A Scottish whisky distillery has launched an expression made from an ancient barley strain that is thought to have been first introduced by the Vikings.

Isle of Arran Distillers’ latest release, Arran Malt Orkney Bere, is made from bere barley, a once widespread crop in Scotland that has since been largely replaced by higher yielding alternative varieties.

Working with the Agronomy Institute at Orkney College, part of the University of the Highlands, the distillery created this 10-year-old expression that has been matured in Bourbon barrels and bottled at a cask strength of 56.2% abv.

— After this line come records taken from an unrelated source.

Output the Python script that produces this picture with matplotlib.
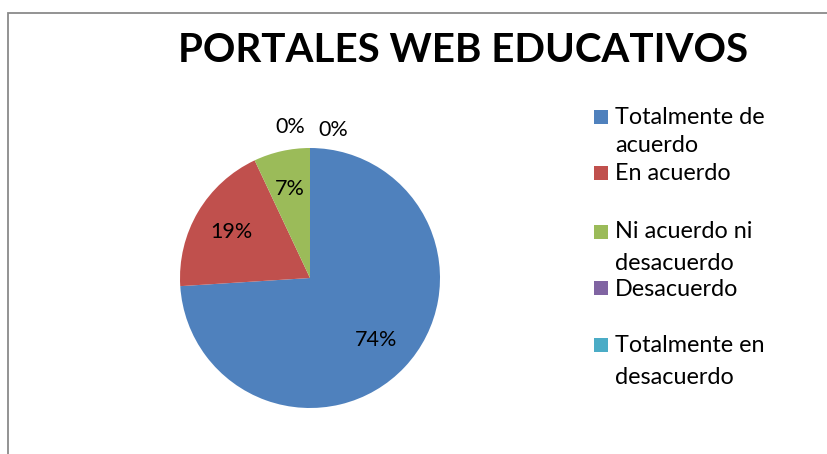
import matplotlib
matplotlib.use("Agg")
import matplotlib.pyplot as plt
from matplotlib.patches import Rectangle

categories = ["Totalmente de acuerdo", "En acuerdo", "Ni acuerdo ni desacuerdo",
              "Desacuerdo", "Totalmente en desacuerdo"]
values = [74, 19, 7, 0, 0]
colors = ["#4F81BD", "#C0504D", "#9BBB59", "#8064A2", "#4BACC6"]
legend_lines = [["Totalmente de", "acuerdo"], ["En acuerdo"], ["Ni acuerdo ni", "desacuerdo"],
                ["Desacuerdo"], ["Totalmente en", "desacuerdo"]]
title = "PORTALES WEB EDUCATIVOS"

W, H = 827, 454
fig = plt.figure(figsize=(W / 100, H / 100), dpi=100)
fig.patch.set_facecolor("white")
font = "Lato"

def fx(px):
    return px / W

def fy(py):
    return 1 - py / H

# chart frame (left and top edges visible)
fig.add_artist(Rectangle((fx(8), fy(H + 20)), fx(W + 20), (H + 7) / H,
                         transform=fig.transFigure, fill=False,
                         edgecolor="#8a8a8a", linewidth=1.3))

# pie
cx, cy, r = 310, 278, 130
ax = fig.add_axes([fx(cx - r), fy(cy + r), 2 * r / W, 2 * r / H])
wedges, texts, autotexts = ax.pie(values, colors=colors, startangle=90, counterclock=False,
                                  radius=1, autopct="%1.0f%%", pctdistance=0.7,
                                  textprops=dict(fontsize=15.5, family=font, color="black"))
ax.set_xlim(-1, 1)
ax.set_ylim(-1, 1)
ax.set_aspect("equal")
ax.axis("off")
zero_pos = [(-0.15, 1.16), (0.18, 1.14)]
k = 0
for t, v in zip(autotexts, values):
    if v == 0:
        t.set_position(zero_pos[k])
        k += 1

# title
fig.text(fx(463), fy(50), title, ha="center", va="center", fontsize=29,
         fontweight="bold", family=font)

# legend
marker_y = [117, 173, 232, 288, 345]
line_y = [[117, 146], [173], [232, 263], [289], [346, 378]]
for c, my, lines, ly in zip(colors, marker_y, legend_lines, line_y):
    fig.add_artist(Rectangle((fx(594), fy(my + 7)), fx(14), 14 / H,
                             transform=fig.transFigure, facecolor=c, edgecolor="none"))
    for txt, yy in zip(lines, ly):
        fig.text(fx(615), fy(yy), txt, ha="left", va="center", fontsize=16.8, family=font)

fig.savefig("out.png", dpi=100)
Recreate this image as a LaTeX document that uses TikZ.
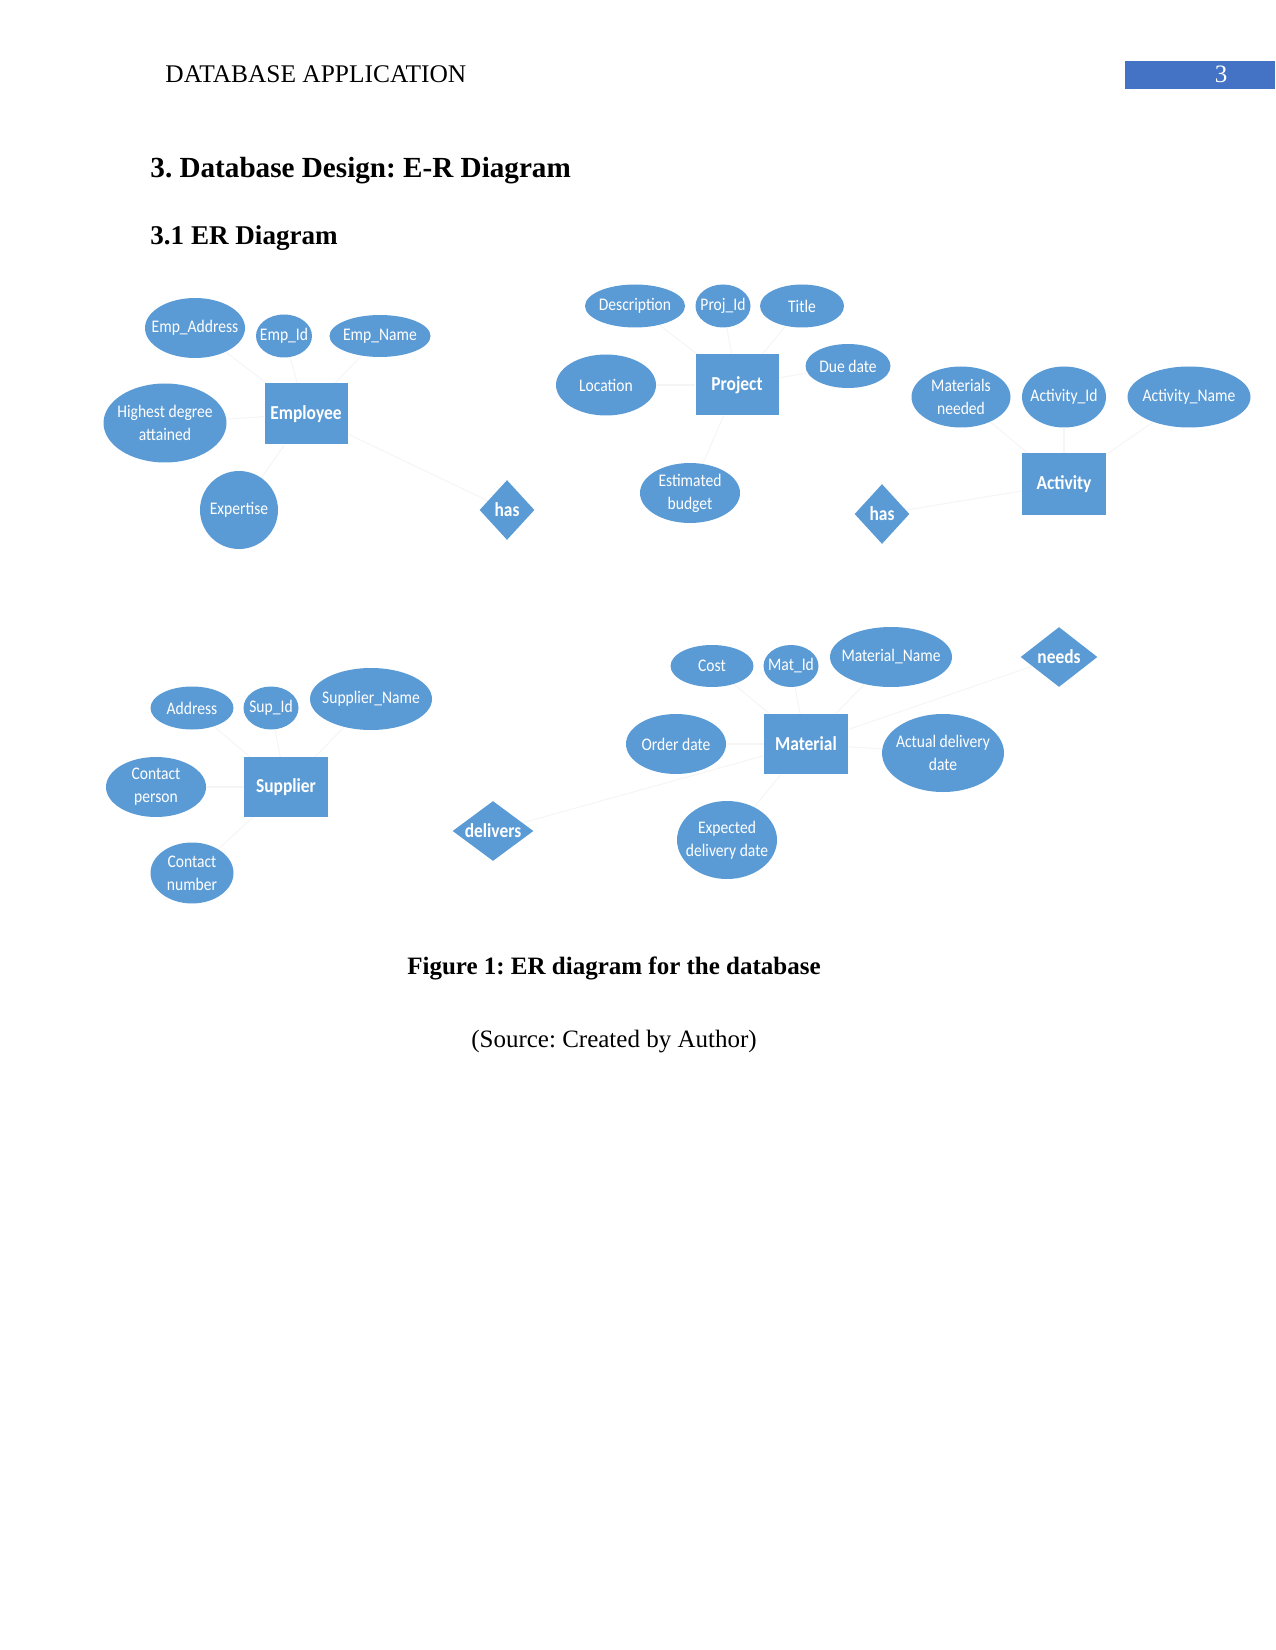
\documentclass[tikz,border=0pt]{standalone}
\usepackage{fontspec}
\setmainfont{Liberation Serif}
\newfontfamily\erfont[FakeStretch=0.88]{Carlito}
\usepackage{tikz}
\usetikzlibrary{shapes.geometric, backgrounds}
\frenchspacing
\definecolor{ERBlue}{RGB}{91,155,213}
\definecolor{PageBlue}{RGB}{68,114,196}
\tikzset{
  sz/.style 2 args={minimum width=#1*0.48pt, minimum height=#2*0.48pt},
  attr/.style={ellipse, fill=ERBlue, text=white, inner sep=-20pt, align=center,
    font=\erfont\fontsize{8.5}{11}\selectfont},
  entity/.style={rectangle, fill=ERBlue, text=white, inner sep=0pt,
    font=\erfont\bfseries\fontsize{9.5}{11}\selectfont},
  rel/.style={diamond, fill=ERBlue, text=white, inner sep=-20pt,
    font=\erfont\bfseries\fontsize{9.5}{11}\selectfont},
  conn/.style={draw=black!4, line width=0.5pt}
}

\begin{document}
\begin{tikzpicture}[x=0.48pt, y=-0.48pt]
\useasboundingbox (0,0) rectangle (1275,1650);

% page head
\node[anchor=base west, inner sep=0pt, font=\fontsize{12.2}{14}\selectfont] (runhead) at (165,83) {DATABASE APPLICATION};
\fill[PageBlue] (1125,61) rectangle (1275,89);
\node[anchor=base, inner sep=0pt, text=white, font=\fontsize{12}{14}\selectfont] (pagenum) at (1221,83) {3};
\node[anchor=base west, inner sep=0pt, font=\bfseries\fontsize{14}{17}\selectfont] (sechead) at (150,178) {3. Database Design: E-R Diagram};
\node[anchor=base west, inner sep=0pt, font=\bfseries\fontsize{13}{15}\selectfont] (subhead) at (150,245) {3.1 ER Diagram};

% employee
\node[attr, sz={100}{60}] (empaddr) at (195,328) {Emp\_Address};
\node[attr, sz={56}{43}] (empid) at (284,336) {Emp\_Id};
\node[attr, sz={101}{42}] (empname) at (380,336) {Emp\_Name};
\node[attr, sz={123}{79}] (degree) at (165,423) {Highest degree\\attained};
\node[entity, sz={83}{61}] (employee) at (306,414) {Employee};
\node[attr, sz={78}{78}] (expertise) at (239,510) {Expertise};
\node[rel, sz={55}{60}] (hasone) at (507,510) {has};

% project
\node[attr, sz={100}{43}] (descr) at (635,306) {Description};
\node[attr, sz={55}{43}] (projid) at (723,306) {Proj\_Id};
\node[attr, sz={84}{43}] (title) at (802,306) {Title};
\node[attr, sz={100}{61}] (location) at (606,385) {Location};
\node[entity, sz={83}{61}] (project) at (737,385) {Project};
\node[attr, sz={85}{44}] (duedate) at (848,366) {Due date};
\node[attr, sz={100}{60}] (budget) at (690,493) {Estimated\\budget};
\node[rel, sz={55}{60}] (hastwo) at (882,514) {has};

% activity
\node[attr, sz={99}{61}] (matneeded) at (961,397) {Materials\\needed};
\node[attr, sz={84}{61}] (actid) at (1064,397) {Activity\_Id};
\node[attr, sz={123}{61}] (actname) at (1189,397) {Activity\_Name};
\node[entity, sz={84}{61}] (activity) at (1064,484) {Activity};

% supplier
\node[attr, sz={83}{43}] (address) at (192,708) {Address};
\node[attr, sz={55}{43}] (supid) at (271,708) {Sup\_Id};
\node[attr, sz={122}{62}] (supname) at (371,699) {Supplier\_Name};
\node[attr, sz={100}{60}] (contact) at (156,787) {Contact\\person};
\node[entity, sz={84}{60}] (supplier) at (286,787) {Supplier};
\node[attr, sz={83}{61}] (contactno) at (192,873) {Contact\\number};
\node[rel, sz={81}{60}] (delivers) at (493,831) {delivers};

% material
\node[attr, sz={83}{42}] (cost) at (712,666) {Cost};
\node[attr, sz={55}{42}] (matid) at (791,666) {Mat\_Id};
\node[attr, sz={122}{60}] (matname) at (891,657) {Material\_Name};
\node[rel, sz={77}{60}] (needs) at (1059,657) {needs};
\node[attr, sz={100}{60}] (orderdate) at (676,744) {Order date};
\node[entity, sz={84}{60}] (material) at (806,744) {Material};
\node[attr, sz={122}{78}] (actual) at (943,753) {Actual delivery\\date};
\node[attr, sz={100}{78}] (expected) at (727,840) {Expected\\delivery date};

% faint connectors
\begin{scope}[on background layer]
\foreach \a in {empaddr, empid, empname, degree, expertise}
  \draw[conn] (\a) -- (employee);
\foreach \a in {descr, projid, title, location, duedate, budget}
  \draw[conn] (\a) -- (project);
\foreach \a in {matneeded, actid, actname}
  \draw[conn] (\a) -- (activity);
\foreach \a in {address, supid, supname, contact, contactno}
  \draw[conn] (\a) -- (supplier);
\foreach \a in {cost, matid, matname, orderdate, actual, expected}
  \draw[conn] (\a) -- (material);
\draw[conn] (employee) -- (hasone);
\draw[conn] (hastwo) -- (activity);
\draw[conn] (needs) -- (material);
\draw[conn] (delivers) -- (material);
\end{scope}

% caption
\node[anchor=base, font=\bfseries\fontsize{12}{14}\selectfont] (caption) at (614,974) {Figure 1: ER diagram for the database};
\node[anchor=base, font=\fontsize{12}{14}\selectfont] (source) at (614,1047) {(Source: Created by Author)};
\end{tikzpicture}
\end{document}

The new 4,890 bottle release follows an earlier first edition run of 5,800 bottles last year. Available direct from the distillery’s website or via specialist whisky shops from 10 November, this latest edition carries an RRP of £59.99.

Noting that this particular strain of barley is “notoriously difficult to grow”, Isle of Arran Distillers’ managing director Euan Mitchell, managing director of Isle of Arran Distillers, maintained: “for those who persevere, it can produce an outstanding malt, as is the case with this highly-anticipated new release.”

Confirmed that the company is “constantly looking for new ways to interest and excite whisky aficionados,” Mitchell remarked: “We are extremely proud to have produced a whisky which uses a crop that is part of Scotland’s rich heritage. We are sure it will thrill and delight those who taste it.”

Thanks to the work of the UHI Agronomy Institute’s research programme into bere barley since 2002, the grain – which is believed to have been brought over by the Vikings in the 9th century or earlier – has appeared in a number of other commercial projects. These have included beer, biscuits and an additional whisky expression created by Islay’s Bruichladdich distillery.